* START GIVEN MATERIAL *

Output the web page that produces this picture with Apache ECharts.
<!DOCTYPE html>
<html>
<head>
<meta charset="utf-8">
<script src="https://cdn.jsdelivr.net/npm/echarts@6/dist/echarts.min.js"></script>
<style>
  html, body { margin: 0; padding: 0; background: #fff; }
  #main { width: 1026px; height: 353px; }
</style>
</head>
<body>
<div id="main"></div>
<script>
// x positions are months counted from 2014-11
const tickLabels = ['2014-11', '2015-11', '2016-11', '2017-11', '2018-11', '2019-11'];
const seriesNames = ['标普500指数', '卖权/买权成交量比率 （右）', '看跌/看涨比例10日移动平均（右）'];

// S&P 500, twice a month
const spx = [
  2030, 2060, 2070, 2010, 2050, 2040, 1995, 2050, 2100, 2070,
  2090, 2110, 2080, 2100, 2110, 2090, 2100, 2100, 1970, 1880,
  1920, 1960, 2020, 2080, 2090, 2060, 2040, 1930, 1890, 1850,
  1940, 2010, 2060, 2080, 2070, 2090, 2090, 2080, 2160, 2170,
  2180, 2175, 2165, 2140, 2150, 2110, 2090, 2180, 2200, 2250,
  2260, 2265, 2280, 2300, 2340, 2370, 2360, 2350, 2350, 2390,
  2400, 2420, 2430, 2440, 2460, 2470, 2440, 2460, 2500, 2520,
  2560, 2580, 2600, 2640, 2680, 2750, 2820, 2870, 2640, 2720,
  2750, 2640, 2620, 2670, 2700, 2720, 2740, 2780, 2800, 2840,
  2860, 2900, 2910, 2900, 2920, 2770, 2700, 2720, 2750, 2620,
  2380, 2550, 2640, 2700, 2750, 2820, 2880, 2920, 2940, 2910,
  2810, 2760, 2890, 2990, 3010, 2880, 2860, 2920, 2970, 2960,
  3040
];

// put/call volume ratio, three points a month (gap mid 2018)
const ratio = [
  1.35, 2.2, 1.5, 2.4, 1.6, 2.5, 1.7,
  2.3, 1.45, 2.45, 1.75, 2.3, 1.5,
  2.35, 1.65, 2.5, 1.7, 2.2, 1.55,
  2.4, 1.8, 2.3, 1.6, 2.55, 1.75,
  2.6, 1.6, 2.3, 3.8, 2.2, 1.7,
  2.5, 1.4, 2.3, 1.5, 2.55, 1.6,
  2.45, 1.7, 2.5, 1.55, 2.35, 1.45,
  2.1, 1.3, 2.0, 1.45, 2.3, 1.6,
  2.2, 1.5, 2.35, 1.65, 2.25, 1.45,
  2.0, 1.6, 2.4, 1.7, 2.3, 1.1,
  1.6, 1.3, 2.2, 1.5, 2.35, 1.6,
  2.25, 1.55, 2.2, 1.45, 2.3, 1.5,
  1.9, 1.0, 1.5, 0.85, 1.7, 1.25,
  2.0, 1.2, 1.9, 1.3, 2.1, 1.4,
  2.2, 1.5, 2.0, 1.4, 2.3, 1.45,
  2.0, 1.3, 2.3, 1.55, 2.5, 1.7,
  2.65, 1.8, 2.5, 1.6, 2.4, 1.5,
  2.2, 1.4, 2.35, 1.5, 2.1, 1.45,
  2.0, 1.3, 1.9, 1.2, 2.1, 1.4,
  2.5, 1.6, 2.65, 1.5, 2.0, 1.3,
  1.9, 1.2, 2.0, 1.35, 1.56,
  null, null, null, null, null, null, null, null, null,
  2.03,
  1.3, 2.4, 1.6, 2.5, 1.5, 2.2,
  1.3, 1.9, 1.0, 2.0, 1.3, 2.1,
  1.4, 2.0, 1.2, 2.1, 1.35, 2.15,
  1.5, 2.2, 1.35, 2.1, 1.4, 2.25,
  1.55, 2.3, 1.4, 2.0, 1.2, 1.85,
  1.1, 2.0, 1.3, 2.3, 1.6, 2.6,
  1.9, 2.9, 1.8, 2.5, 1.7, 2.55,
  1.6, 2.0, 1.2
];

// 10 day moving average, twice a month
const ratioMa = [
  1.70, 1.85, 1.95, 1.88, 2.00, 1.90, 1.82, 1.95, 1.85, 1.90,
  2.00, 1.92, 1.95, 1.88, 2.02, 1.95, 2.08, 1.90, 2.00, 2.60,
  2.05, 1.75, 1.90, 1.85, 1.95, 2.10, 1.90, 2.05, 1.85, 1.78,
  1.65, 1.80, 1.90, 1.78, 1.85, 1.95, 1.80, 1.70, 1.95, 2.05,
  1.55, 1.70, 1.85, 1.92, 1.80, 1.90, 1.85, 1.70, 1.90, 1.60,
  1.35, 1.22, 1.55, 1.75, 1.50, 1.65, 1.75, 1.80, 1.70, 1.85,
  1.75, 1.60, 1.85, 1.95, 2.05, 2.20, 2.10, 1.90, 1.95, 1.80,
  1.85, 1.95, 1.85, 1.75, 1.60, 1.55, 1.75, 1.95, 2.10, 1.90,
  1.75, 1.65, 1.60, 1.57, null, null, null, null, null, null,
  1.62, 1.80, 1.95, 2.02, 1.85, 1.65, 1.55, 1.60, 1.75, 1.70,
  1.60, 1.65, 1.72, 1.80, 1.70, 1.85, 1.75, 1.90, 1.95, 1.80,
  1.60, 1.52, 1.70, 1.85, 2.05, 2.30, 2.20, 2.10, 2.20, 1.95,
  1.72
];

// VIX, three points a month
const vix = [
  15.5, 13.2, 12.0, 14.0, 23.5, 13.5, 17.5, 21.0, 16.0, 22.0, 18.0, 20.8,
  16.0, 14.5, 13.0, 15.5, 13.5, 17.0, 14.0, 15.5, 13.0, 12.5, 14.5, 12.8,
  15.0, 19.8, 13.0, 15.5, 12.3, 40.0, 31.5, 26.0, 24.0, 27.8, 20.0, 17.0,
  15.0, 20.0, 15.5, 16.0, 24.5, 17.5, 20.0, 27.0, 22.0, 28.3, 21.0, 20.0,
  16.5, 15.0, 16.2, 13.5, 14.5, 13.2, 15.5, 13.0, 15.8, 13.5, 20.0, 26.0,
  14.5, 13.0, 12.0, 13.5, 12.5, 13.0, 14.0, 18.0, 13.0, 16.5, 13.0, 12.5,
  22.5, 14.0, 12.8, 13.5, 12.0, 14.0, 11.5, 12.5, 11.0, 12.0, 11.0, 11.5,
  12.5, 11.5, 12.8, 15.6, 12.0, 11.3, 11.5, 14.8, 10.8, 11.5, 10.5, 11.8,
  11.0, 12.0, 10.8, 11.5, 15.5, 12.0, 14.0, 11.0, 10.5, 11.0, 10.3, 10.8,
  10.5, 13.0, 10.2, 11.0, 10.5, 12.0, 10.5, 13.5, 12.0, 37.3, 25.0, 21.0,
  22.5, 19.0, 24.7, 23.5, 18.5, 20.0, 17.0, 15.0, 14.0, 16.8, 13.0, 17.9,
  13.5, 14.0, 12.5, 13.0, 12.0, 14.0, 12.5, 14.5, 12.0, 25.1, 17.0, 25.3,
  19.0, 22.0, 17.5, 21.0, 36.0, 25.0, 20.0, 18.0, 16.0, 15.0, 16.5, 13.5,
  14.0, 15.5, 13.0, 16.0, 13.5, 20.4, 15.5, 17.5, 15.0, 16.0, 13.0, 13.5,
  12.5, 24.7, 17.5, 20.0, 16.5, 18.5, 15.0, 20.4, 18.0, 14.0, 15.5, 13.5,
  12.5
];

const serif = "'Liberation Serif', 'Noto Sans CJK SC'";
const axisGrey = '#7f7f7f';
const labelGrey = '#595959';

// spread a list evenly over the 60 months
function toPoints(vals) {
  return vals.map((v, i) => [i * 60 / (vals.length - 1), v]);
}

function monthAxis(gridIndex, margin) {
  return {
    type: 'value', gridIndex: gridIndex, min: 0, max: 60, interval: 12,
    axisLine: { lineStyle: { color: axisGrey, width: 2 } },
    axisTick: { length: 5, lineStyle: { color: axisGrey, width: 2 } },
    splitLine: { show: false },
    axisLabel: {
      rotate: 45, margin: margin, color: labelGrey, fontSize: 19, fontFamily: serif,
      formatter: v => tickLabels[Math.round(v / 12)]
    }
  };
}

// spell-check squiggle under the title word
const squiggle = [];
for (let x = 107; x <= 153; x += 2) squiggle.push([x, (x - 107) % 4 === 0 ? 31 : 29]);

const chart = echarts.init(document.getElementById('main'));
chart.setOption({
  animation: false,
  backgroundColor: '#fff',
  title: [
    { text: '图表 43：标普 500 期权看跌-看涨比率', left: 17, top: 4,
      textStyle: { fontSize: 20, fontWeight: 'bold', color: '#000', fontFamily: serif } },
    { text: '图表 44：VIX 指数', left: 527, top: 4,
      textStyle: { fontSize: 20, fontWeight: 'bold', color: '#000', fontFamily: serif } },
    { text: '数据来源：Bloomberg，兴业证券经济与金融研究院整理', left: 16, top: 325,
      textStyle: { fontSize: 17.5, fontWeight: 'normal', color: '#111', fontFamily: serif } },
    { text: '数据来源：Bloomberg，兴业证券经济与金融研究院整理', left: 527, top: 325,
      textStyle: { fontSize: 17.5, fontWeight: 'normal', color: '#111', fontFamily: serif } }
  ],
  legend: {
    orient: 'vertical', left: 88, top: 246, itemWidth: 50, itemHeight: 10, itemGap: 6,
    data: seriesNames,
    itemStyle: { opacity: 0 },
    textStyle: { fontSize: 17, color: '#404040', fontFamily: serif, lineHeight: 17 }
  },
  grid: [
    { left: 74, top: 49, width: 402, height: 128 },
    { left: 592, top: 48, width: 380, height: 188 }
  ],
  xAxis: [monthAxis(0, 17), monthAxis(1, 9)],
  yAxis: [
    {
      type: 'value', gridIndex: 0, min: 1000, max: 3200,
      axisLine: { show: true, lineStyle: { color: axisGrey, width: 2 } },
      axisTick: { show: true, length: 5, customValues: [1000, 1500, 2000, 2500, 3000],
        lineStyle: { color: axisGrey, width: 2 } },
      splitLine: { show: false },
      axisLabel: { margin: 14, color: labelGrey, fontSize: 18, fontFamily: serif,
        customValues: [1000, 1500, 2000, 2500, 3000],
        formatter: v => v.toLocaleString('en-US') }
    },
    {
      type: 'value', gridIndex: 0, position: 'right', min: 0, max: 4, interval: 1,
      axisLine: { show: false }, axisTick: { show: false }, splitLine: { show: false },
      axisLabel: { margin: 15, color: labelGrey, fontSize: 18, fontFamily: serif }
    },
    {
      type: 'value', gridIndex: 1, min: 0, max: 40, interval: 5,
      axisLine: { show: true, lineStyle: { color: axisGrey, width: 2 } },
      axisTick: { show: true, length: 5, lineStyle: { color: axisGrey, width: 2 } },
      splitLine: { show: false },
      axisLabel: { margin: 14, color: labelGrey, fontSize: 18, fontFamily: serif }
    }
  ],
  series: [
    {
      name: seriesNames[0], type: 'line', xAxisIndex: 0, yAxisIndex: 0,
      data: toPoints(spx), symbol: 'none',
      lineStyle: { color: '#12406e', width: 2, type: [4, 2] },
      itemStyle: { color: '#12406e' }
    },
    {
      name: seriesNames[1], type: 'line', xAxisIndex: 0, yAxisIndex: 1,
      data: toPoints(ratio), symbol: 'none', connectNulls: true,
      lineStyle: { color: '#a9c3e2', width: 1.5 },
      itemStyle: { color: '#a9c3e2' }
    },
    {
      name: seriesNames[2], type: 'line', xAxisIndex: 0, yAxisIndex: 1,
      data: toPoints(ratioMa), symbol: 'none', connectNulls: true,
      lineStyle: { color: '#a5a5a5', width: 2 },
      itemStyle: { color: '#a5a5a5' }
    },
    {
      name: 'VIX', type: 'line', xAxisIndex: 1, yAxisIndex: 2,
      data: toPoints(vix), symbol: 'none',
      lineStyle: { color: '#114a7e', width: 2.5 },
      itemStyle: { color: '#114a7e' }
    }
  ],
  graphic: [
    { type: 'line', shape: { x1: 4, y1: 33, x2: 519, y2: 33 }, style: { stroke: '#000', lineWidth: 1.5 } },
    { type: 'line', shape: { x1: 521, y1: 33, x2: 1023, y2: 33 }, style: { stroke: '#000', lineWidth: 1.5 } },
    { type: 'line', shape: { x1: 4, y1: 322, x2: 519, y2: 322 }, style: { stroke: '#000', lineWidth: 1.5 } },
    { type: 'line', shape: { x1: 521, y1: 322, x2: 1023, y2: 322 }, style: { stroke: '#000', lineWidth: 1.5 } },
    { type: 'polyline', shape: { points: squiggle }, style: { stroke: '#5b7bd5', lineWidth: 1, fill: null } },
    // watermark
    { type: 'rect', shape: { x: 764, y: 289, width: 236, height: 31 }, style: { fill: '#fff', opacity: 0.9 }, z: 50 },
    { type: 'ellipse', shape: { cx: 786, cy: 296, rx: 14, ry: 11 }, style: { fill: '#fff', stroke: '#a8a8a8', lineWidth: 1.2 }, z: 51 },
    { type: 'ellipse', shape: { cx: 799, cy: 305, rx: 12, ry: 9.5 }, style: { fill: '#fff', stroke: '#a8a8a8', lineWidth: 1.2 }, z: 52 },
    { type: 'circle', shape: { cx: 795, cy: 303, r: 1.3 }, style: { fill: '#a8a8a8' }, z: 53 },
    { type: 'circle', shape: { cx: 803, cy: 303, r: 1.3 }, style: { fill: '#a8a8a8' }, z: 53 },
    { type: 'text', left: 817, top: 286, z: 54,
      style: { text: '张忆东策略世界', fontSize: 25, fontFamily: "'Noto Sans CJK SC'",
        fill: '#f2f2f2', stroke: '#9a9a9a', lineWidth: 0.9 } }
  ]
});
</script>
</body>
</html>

* END GIVEN MATERIAL *

▸ **SHORT EXERCISE**: Copy out only the lines running from the beginning of the data to the line with "const seriesNames = ['标普500指数', '卖权/买权成交量比率", both ends included.

▸ **REPLY**:
Output the web page that produces this picture with Apache ECharts.
<!DOCTYPE html>
<html>
<head>
<meta charset="utf-8">
<script src="https://cdn.jsdelivr.net/npm/echarts@6/dist/echarts.min.js"></script>
<style>
  html, body { margin: 0; padding: 0; background: #fff; }
  #main { width: 1026px; height: 353px; }
</style>
</head>
<body>
<div id="main"></div>
<script>
// x positions are months counted from 2014-11
const tickLabels = ['2014-11', '2015-11', '2016-11', '2017-11', '2018-11', '2019-11'];
const seriesNames = ['标普500指数', '卖权/买权成交量比率 （右）', '看跌/看涨比例10日移动平均（右）'];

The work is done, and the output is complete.